Railway Photographs  ::  The Paul Claxton Collection



Class 76

The prototype, LNER No. 6701 was completed at Doncaster Works in 1941 to a design by Sir Nigel Gresley, but electrification of the Woodhead Route together with construction of 69 similar units was delayed by the Second World War. It was tested on the few sections of 1500 V DC lines owned by the LNER but had not worked any great distance by 1947 when it was loaned to Dutch Railways to help with their post war shortage of locomotives. In September 1945 the LNER assigned it the classification EM1; previously it had been unclassified.[1]

In 1950–1953, a further 57 locomotives were built at Gorton locomotive works, Manchester, to a modified design; these were also classified EM1.[4] There were also to have been 24 built at Darlington Works, but these were cancelled.[1] Electrical equipment was supplied by Metropolitan-Vickers, who completed the final assembly of the locomotives at Dukinfield Works. They were later reclassified as Class 76 under the TOPS classification scheme introduced on 28 March 1968.[1]

The locomotives were fitted with twin diamond-shaped pantographs. At certain points on the Woodhead Line, notably in the vicinity of steam locomotive water-columns, the electric overhead lines were as high as 20 feet above the tracks. The pantographs (BR practice utilised both raised in normal Woodhead operation in order to maximise current collection under any weather condition) had to stretch to almost their full height to reach the wires at such points.

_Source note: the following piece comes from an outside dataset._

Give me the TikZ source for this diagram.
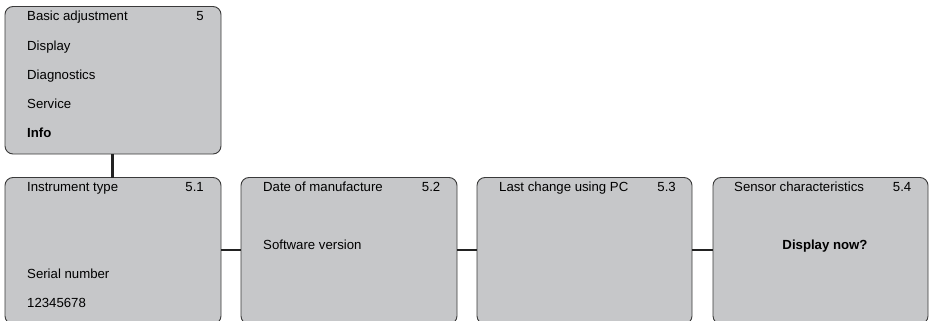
\documentclass[tikz,border=0pt]{standalone}
\usepackage{fontspec}
\setmainfont{Liberation Sans}
\definecolor{boxfill}{HTML}{C6C7C9}
\definecolor{boxline}{HTML}{3A3A3A}
\definecolor{conn}{HTML}{222222}
\tikzset{
  menubox/.style={draw=boxline, fill=boxfill, line width=0.9pt, rounded corners=8pt},
  lbl/.style={anchor=base west, inner sep=0pt, font=\fontsize{13.2}{15}\selectfont, text=black},
  num/.style={anchor=base east, inner sep=0pt, font=\fontsize{13.2}{15}\selectfont, text=black},
  link/.style={draw=conn, line width=2.4pt}
}
\begin{document}
\begin{tikzpicture}[x=1pt,y=-1pt]
\useasboundingbox (0,0) rectangle (931,321);
\clip (0,0) rectangle (931,321);
% boxes
\draw[menubox] (5,6.5) rectangle (221,154);
\coordinate (topbot) at (112.5,154);
\draw[menubox] (5,177.5) rectangle (221,324);
\draw[menubox] (241,177.5) rectangle (457,324);
\draw[menubox] (477,177.5) rectangle (692,324);
\draw[menubox] (713,177.5) rectangle (928,324);
\coordinate (b1top) at (112.5,177.5);
\coordinate (b1r) at (221,250);
\coordinate (b2l) at (241,250);
\coordinate (b2r) at (457,250);
\coordinate (b3l) at (477,250);
\coordinate (b3r) at (692,250);
\coordinate (b4l) at (713,250);
% connectors
\draw[link] (topbot) -- (b1top);
\draw[link] (b1r) -- (b2l);
\draw[link] (b2r) -- (b3l);
\draw[link] (b3r) -- (b4l);
% top box text
\node[lbl] (t1) at (27,21) {Basic adjustment};
\node[num] (t1n) at (204,21) {5};
\node[lbl] (t2) at (27,50.5) {Display};
\node[lbl] (t3) at (27,79.5) {Diagnostics};
\node[lbl] (t4) at (27,108) {Service};
\node[lbl] (t5) at (27,137) {\bfseries Info};
% box 1
\node[lbl] (a1) at (27,191) {Instrument type};
\node[num] (a1n) at (204,191) {5.1};
\node[lbl] (a2) at (27,278) {Serial number};
\node[lbl] (a3) at (27,307.5) {12345678};
% box 2
\node[lbl] (b1) at (263,191) {Date of manufacture};
\node[num] (b1n) at (440.5,191) {5.2};
\node[lbl] (b2) at (263,249) {Software version};
% box 3
\node[lbl] (c1) at (499,191) {Last change using PC};
\node[num] (c1n) at (676,191) {5.3};
% box 4
\node[lbl] (d1) at (734,191) {Sensor characteristics};
\node[num] (d1n) at (911.5,191) {5.4};
\node[anchor=base, inner sep=0pt, font=\fontsize{13.2}{15}\selectfont\bfseries] (d2) at (825,249.5) {Display now?};
\end{tikzpicture}
\end{document}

Although mainly intended for freight working, the locomotives also regularly worked Woodhead Line passenger services – especially after the sale of the Class 77 locomotives to the Netherlands Railways in 1968. Fourteen locomotives (26020, 26046–26057) being fitted with steam heating apparatus. Thirteen of these gained classical Greek names. The names were removed in 1970 after the discontinuance of passenger services in January of that year.


Class 77

Seven locomotives of this type were constructed. They represented the first Co-Co type of overhead electric locomotive built for use in the United Kingdom. The design was based on that of the smaller Class EM1, which dated from 1941. Initially, 27 locomotives of this type had been planned, but by the early 1950s, the benefits of using the 25 kV AC system had been demonstrated, which meant that the Woodhead Line would be an isolated electric system. Consequently, the order was cut to just seven locomotives.

The locomotives were initially numbered 27000-27006 and were painted in BR black livery. Construction took place at Gorton Works, Manchester with electrical equipment supplied by Metropolitan-Vickers. All seven were named after characters from Greek mythology in 1959-1960. They were primarily used for express passenger trains between Manchester Piccadilly and Sheffield Victoria. In 1957, the class was renumbered with the addition of an "E" prefix to the number. In the early 1960s, the class started to receive the standard BR green livery. At least one of the class, E27002, received the electric blue livery carried by the AC electric locomotives.

The class was withdrawn en masse in September 1968. They were stored at Bury by BR in the hope of sale to a foreign railway. The passenger service for which the Class 77s were built continued to be operated by Class 76s, until its withdrawal on 5 January 1970. The Woodhead Line was closed as a through route in 1981, leaving just stubs between Manchester Piccadilly and Hadfield in the West and Sheffield Victoria and Deepcar in the East.